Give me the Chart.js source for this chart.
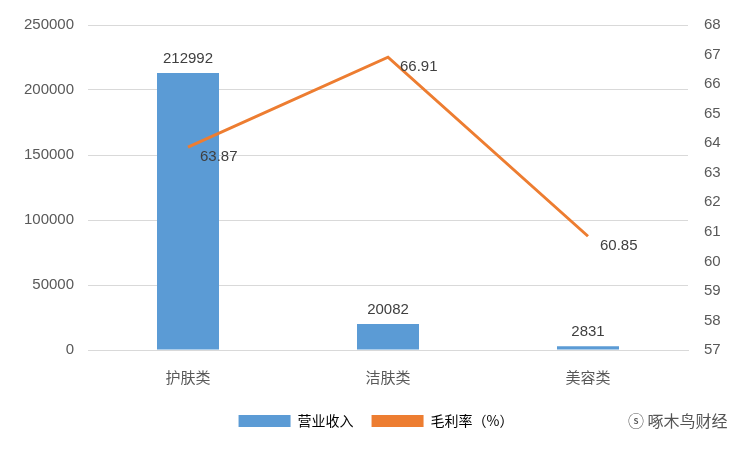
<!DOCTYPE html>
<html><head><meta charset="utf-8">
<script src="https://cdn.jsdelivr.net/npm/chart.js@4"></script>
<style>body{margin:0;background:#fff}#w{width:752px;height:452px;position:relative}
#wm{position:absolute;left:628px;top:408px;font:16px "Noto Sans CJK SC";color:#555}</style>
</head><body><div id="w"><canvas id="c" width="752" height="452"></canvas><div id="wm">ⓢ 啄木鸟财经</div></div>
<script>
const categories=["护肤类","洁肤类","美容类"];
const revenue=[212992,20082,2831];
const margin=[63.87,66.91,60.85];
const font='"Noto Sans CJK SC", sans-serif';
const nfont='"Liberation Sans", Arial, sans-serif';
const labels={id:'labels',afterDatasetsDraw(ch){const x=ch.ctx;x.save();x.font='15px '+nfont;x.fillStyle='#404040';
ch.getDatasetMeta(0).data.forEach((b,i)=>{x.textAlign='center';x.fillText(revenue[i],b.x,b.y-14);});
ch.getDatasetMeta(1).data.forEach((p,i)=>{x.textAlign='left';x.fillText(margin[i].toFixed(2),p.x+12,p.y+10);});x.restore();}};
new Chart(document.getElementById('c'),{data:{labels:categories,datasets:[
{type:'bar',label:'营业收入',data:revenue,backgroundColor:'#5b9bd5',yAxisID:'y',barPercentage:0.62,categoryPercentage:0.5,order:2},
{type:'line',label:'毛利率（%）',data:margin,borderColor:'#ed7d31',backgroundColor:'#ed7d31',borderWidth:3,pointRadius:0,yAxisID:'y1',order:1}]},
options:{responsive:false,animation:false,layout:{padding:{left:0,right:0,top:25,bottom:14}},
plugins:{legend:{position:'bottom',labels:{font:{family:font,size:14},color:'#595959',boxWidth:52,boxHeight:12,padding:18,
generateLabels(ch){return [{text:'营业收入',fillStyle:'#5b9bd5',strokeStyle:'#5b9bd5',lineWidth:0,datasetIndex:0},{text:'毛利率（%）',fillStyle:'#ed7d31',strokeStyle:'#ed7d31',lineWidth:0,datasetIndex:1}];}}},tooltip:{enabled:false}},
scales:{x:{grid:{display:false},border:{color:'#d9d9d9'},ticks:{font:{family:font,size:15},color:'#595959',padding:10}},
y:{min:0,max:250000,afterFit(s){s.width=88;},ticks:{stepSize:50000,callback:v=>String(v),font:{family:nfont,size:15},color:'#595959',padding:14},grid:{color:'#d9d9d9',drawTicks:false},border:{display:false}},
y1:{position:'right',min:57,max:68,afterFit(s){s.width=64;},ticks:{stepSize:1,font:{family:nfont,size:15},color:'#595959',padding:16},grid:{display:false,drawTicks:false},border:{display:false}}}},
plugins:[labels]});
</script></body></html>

- - -

## Exercise aim
Leave every image out, and retype the material exactly.

## Output of the exercise
Give me the Chart.js source for this chart.
<!DOCTYPE html>
<html><head><meta charset="utf-8">
<script src="https://cdn.jsdelivr.net/npm/chart.js@4"></script>
<style>body{margin:0;background:#fff}#w{width:752px;height:452px;position:relative}
#wm{position:absolute;left:628px;top:408px;font:16px "Noto Sans CJK SC";color:#555}</style>
</head><body><div id="w"><canvas id="c" width="752" height="452"></canvas><div id="wm">ⓢ 啄木鸟财经</div></div>
<script>
const categories=["护肤类","洁肤类","美容类"];
const revenue=[212992,20082,2831];
const margin=[63.87,66.91,60.85];
const font='"Noto Sans CJK SC", sans-serif';
const nfont='"Liberation Sans", Arial, sans-serif';
const labels={id:'labels',afterDatasetsDraw(ch){const x=ch.ctx;x.save();x.font='15px '+nfont;x.fillStyle='#404040';
ch.getDatasetMeta(0).data.forEach((b,i)=>{x.textAlign='center';x.fillText(revenue[i],b.x,b.y-14);});
ch.getDatasetMeta(1).data.forEach((p,i)=>{x.textAlign='left';x.fillText(margin[i].toFixed(2),p.x+12,p.y+10);});x.restore();}};
new Chart(document.getElementById('c'),{data:{labels:categories,datasets:[
{type:'bar',label:'营业收入',data:revenue,backgroundColor:'#5b9bd5',yAxisID:'y',barPercentage:0.62,categoryPercentage:0.5,order:2},
{type:'line',label:'毛利率（%）',data:margin,borderColor:'#ed7d31',backgroundColor:'#ed7d31',borderWidth:3,pointRadius:0,yAxisID:'y1',order:1}]},
options:{responsive:false,animation:false,layout:{padding:{left:0,right:0,top:25,bottom:14}},
plugins:{legend:{position:'bottom',labels:{font:{family:font,size:14},color:'#595959',boxWidth:52,boxHeight:12,padding:18,
generateLabels(ch){return [{text:'营业收入',fillStyle:'#5b9bd5',strokeStyle:'#5b9bd5',lineWidth:0,datasetIndex:0},{text:'毛利率（%）',fillStyle:'#ed7d31',strokeStyle:'#ed7d31',lineWidth:0,datasetIndex:1}];}}},tooltip:{enabled:false}},
scales:{x:{grid:{display:false},border:{color:'#d9d9d9'},ticks:{font:{family:font,size:15},color:'#595959',padding:10}},
y:{min:0,max:250000,afterFit(s){s.width=88;},ticks:{stepSize:50000,callback:v=>String(v),font:{family:nfont,size:15},color:'#595959',padding:14},grid:{color:'#d9d9d9',drawTicks:false},border:{display:false}},
y1:{position:'right',min:57,max:68,afterFit(s){s.width=64;},ticks:{stepSize:1,font:{family:nfont,size:15},color:'#595959',padding:16},grid:{display:false,drawTicks:false},border:{display:false}}}},
plugins:[labels]});
</script></body></html>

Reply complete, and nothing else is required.